No one was home at 724 King St. in the Barnum neighborhood when the explosion blew part of the roof off the 6-year-old house just after 3 p.m.
A portion of the north roof was blown over the peak and was resting on the south side. Another piece of roofing was dangling, attached to metal sheathing. The peak was completely open, with some metal exposed.
A neighbor’s truck was damaged, and his birdbath was destroyed, but no other damage was reported.
“Thank God this didn’t happen in the middle of the night,” said Tiffany Smyth, 36, who owns and occupied the house with her mother, Lynn Smyth. “I don’t know if I’d be standing here.”
The Smyths, both artists and muralists, were at their store in the 1400 block of South Broadway when neighbor Barbara Frost drove up and yelled, “Your house has exploded, and the neighborhood is being evacuated. Get in.”

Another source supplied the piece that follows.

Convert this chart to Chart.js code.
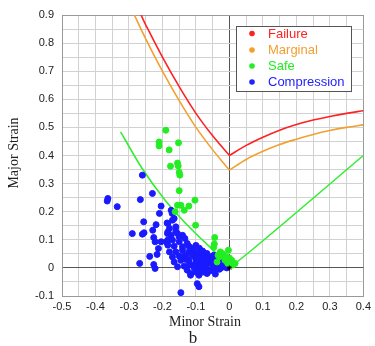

Their cat was in the house at the time, but they found it later in a neighbor’s yard, rattled but not injured.
Tiffany Smyth said Xcel Energy had notified them by mail that their house was scheduled for work on its gas supply line Tuesday.
“They said one of us should stay home today,” said Lynn. “I said we needed to go to work, that the workers could just go into the cellar if they needed to.”
Lewis “Mac” McWilliams, 55, the neighbor to the north and Frost’s brother, was watching the Olympics on television.
“There was a crew with a backhoe and a drilling rig out in the street,” he said. “I saw two workers near the back of the house with shovels. All of a sudden, there were two big explosions. One of the workers looked like all the hair on his head had been burned off. He was rubbing snow on his face. But he said he was OK.
“The gas flames were shooting out of the pipe in the ground,” McWilliams said. “You could hear the gas shooting out, like steam escaping.”
Frost, McWilliams and their mother have owned their house since 1960.
“The house that exploded was only 6 years old,” Frost said. “An old woman lived there forever. When she moved out, it was in such bad shape that they completely rebuilt it.”
Xcel spokesman Mark Stutz said the burned man was a contractor, not an Xcel employee.